__What you will do__
Retype the lines beneath this one, from the first through the line containing "ax.bar(x + bw". Pictures are left out.

__Data shown__

====

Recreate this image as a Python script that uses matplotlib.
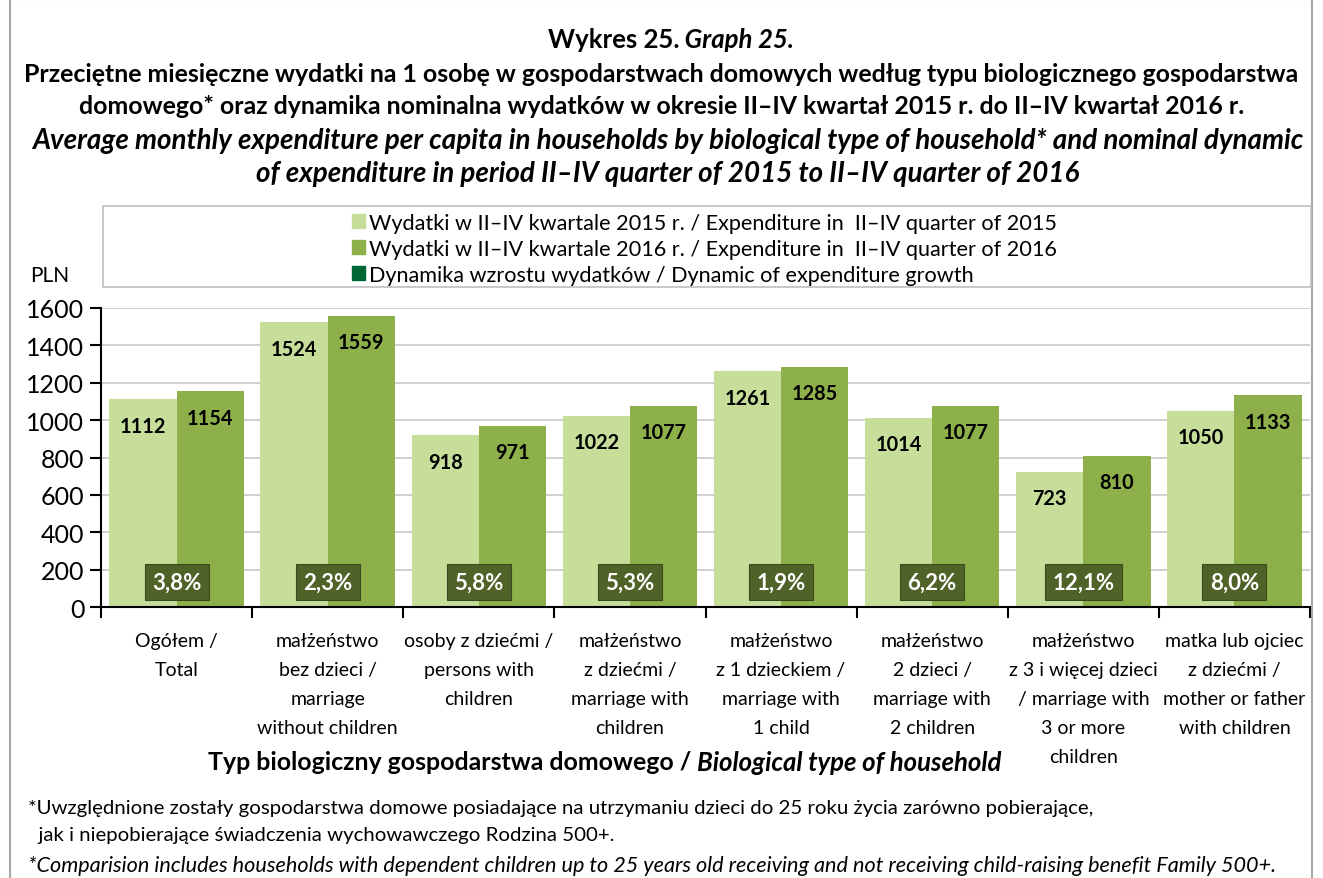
import numpy as np
import matplotlib.pyplot as plt
from matplotlib.patches import Rectangle

plt.rcParams['font.family'] = ['Lato', 'DejaVu Sans']

categories = [
    'Ogółem /\nTotal',
    'małżeństwo\nbez dzieci /\nmarriage\nwithout children',
    'osoby z dziećmi /\npersons with\nchildren',
    'małżeństwo\nz dziećmi /\nmarriage with\nchildren',
    'małżeństwo\nz 1 dzieckiem /\nmarriage with\n1 child',
    'małżeństwo\n2 dzieci /\nmarriage with\n2 children',
    'małżeństwo\nz 3 i więcej dzieci\n/ marriage with\n3 or more\nchildren',
    'matka lub ojciec\nz dziećmi /\nmother or father\nwith children',
]
exp_2015 = [1112, 1524, 918, 1022, 1261, 1014, 723, 1050]
exp_2016 = [1154, 1559, 971, 1077, 1285, 1077, 810, 1133]
growth = [3.8, 2.3, 5.8, 5.3, 1.9, 6.2, 12.1, 8.0]
yticks = [0, 200, 400, 600, 800, 1000, 1200, 1400, 1600]

c_light = '#C6DE9A'
c_mid = '#8DB04A'
c_dark = '#006633'
c_box = '#4F6228'

W, H = 1323, 879
fig = plt.figure(figsize=(W / 100, H / 100), dpi=100)

def fx(px):
    return px / W

def fy(py):
    return 1 - py / H

# outer frame
fig.patches.append(Rectangle((fx(10), fy(900)), fx(1302), 900 / H,
                             transform=fig.transFigure, fill=False,
                             edgecolor='#A6A6A6', linewidth=1.5))

ax = fig.add_axes([fx(101), fy(608), fx(1310) - fx(101), fy(309) - fy(608)])
x = np.arange(len(categories))
bw = 0.445
ax.bar(x - bw / 2, exp_2015, bw, color=c_light, zorder=2)
ax.bar(x + bw / 2, exp_2016, bw, color=c_mid, zorder=2)

for i in range(len(categories)):
    ax.annotate(str(exp_2015[i]), (x[i] - bw / 2, exp_2015[i]), xytext=(0, -19),
                textcoords='offset points', ha='center', va='center',
                fontsize=14.3, fontweight='bold', zorder=4)
    ax.annotate(str(exp_2016[i]), (x[i] + bw / 2, exp_2016[i]), xytext=(0, -19),
                textcoords='offset points', ha='center', va='center',
                fontsize=14.3, fontweight='bold', zorder=4)
    ax.text(x[i], 134, f'{growth[i]:.1f}%'.replace('.', ','), ha='center', va='center',
            color='white', fontsize=16, fontweight='bold', zorder=5,
            bbox=dict(boxstyle='square,pad=0.33', facecolor=c_box, edgecolor='#3A4A1E',
                      linewidth=0.8))

ax.set_xlim(-0.5, len(categories) - 0.5)
ax.set_ylim(0, 1600)
ax.set_yticks(yticks)
ax.set_yticklabels([str(v) for v in yticks], fontsize=18)
ax.yaxis.grid(True, color='#C8C8C8', linewidth=1.2, zorder=0)
ax.set_axisbelow(True)

ax.set_xticks(np.arange(len(categories) + 1) - 0.5)
ax.set_xticklabels([])
ax.set_xticks(x, minor=True)
ax.set_xticklabels(categories, minor=True, fontsize=14, linespacing=1.85)
ax.tick_params(axis='x', which='minor', length=0, pad=18)
ax.tick_params(axis='x', which='major', length=8, width=1.5, direction='out')
ax.tick_params(axis='y', length=8, width=1.5, direction='out', pad=4)
for s in ['top', 'right']:
    ax.spines[s].set_visible(False)
for s in ['left', 'bottom']:
    ax.spines[s].set_linewidth(1.5)

fig.text(fx(50), fy(276), 'PLN', ha='center', va='center', fontsize=15)

# legend
fig.patches.append(Rectangle((fx(103), fy(288)), fx(1311) - fx(103), fy(207) - fy(288),
                             transform=fig.transFigure, fill=False,
                             edgecolor='#BFBFBF', linewidth=1.2))
handles = [Rectangle((0, 0), 1, 1, color=c) for c in (c_light, c_mid, c_dark)]
labels = ['Wydatki w II–IV kwartale 2015 r. / Expenditure in  II–IV quarter of 2015',
          'Wydatki w II–IV kwartale 2016 r. / Expenditure in  II–IV quarter of 2016',
          'Dynamika wzrostu wydatków / Dynamic of expenditure growth']
fig.legend(handles, labels, loc='upper left', bbox_to_anchor=(fx(341), fy(203)),
           frameon=False, fontsize=15.6, handlelength=0.6, handleheight=0.6,
           handletextpad=0.2, labelspacing=0.27, borderpad=0)

# title
fig.text(fx(679), fy(40), 'Wykres 25.', ha='right', va='center', fontsize=18.5, fontweight='bold')
fig.text(fx(679), fy(40), ' Graph 25.', ha='left', va='center', fontsize=18.5,
         fontweight='bold', style='italic')
fig.text(0.5, fy(74), 'Przeciętne miesięczne wydatki na 1 osobę w gospodarstwach domowych według typu biologicznego gospodarstwa',
         ha='center', va='center', fontsize=17.9, fontweight='bold')
fig.text(0.5, fy(107), 'domowego* oraz dynamika nominalna wydatków w okresie II–IV kwartał 2015 r. do II–IV kwartał 2016 r.',
         ha='center', va='center', fontsize=17.9, fontweight='bold')
fig.text(fx(668), fy(141), 'Average monthly expenditure per capita in households by biological type of household* and nominal dynamic',
         ha='center', va='center', fontsize=20, fontweight='bold', style='italic')
fig.text(fx(668), fy(174), 'of expenditure in period II–IV quarter of 2015 to II–IV quarter of 2016',
         ha='center', va='center', fontsize=20, fontweight='bold', style='italic')

# x axis title
fig.text(fx(697), fy(763), 'Typ biologiczny gospodarstwa domowego / ', ha='right', va='center',
         fontsize=17.9, fontweight='bold')
fig.text(fx(697), fy(763), 'Biological type of household', ha='left', va='center',
         fontsize=18.5, fontweight='bold', style='italic')

# footnotes
fig.text(fx(28), fy(809), '*Uwzględnione zostały gospodarstwa domowe posiadające na utrzymaniu dzieci do 25 roku życia zarówno pobierające,',
         ha='left', va='center', fontsize=14.7)
fig.text(fx(28), fy(836), '  jak i niepobierające świadczenia wychowawczego Rodzina 500+.',
         ha='left', va='center', fontsize=14.7)
fig.text(fx(28), fy(866), '*Comparision includes households with dependent children up to 25 years old receiving and not receiving child-raising benefit Family 500+.',
         ha='left', va='center', fontsize=15.6, style='italic')

fig.savefig('out.png', dpi=100)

====

__Reply to the exercise__
Recreate this image as a Python script that uses matplotlib.
import numpy as np
import matplotlib.pyplot as plt
from matplotlib.patches import Rectangle

plt.rcParams['font.family'] = ['Lato', 'DejaVu Sans']

categories = [
    'Ogółem /\nTotal',
    'małżeństwo\nbez dzieci /\nmarriage\nwithout children',
    'osoby z dziećmi /\npersons with\nchildren',
    'małżeństwo\nz dziećmi /\nmarriage with\nchildren',
    'małżeństwo\nz 1 dzieckiem /\nmarriage with\n1 child',
    'małżeństwo\n2 dzieci /\nmarriage with\n2 children',
    'małżeństwo\nz 3 i więcej dzieci\n/ marriage with\n3 or more\nchildren',
    'matka lub ojciec\nz dziećmi /\nmother or father\nwith children',
]
exp_2015 = [1112, 1524, 918, 1022, 1261, 1014, 723, 1050]
exp_2016 = [1154, 1559, 971, 1077, 1285, 1077, 810, 1133]
growth = [3.8, 2.3, 5.8, 5.3, 1.9, 6.2, 12.1, 8.0]
yticks = [0, 200, 400, 600, 800, 1000, 1200, 1400, 1600]

c_light = '#C6DE9A'
c_mid = '#8DB04A'
c_dark = '#006633'
c_box = '#4F6228'

W, H = 1323, 879
fig = plt.figure(figsize=(W / 100, H / 100), dpi=100)

def fx(px):
    return px / W

def fy(py):
    return 1 - py / H

# outer frame
fig.patches.append(Rectangle((fx(10), fy(900)), fx(1302), 900 / H,
                             transform=fig.transFigure, fill=False,
                             edgecolor='#A6A6A6', linewidth=1.5))

ax = fig.add_axes([fx(101), fy(608), fx(1310) - fx(101), fy(309) - fy(608)])
x = np.arange(len(categories))
bw = 0.445
ax.bar(x - bw / 2, exp_2015, bw, color=c_light, zorder=2)
ax.bar(x + bw / 2, exp_2016, bw, color=c_mid, zorder=2)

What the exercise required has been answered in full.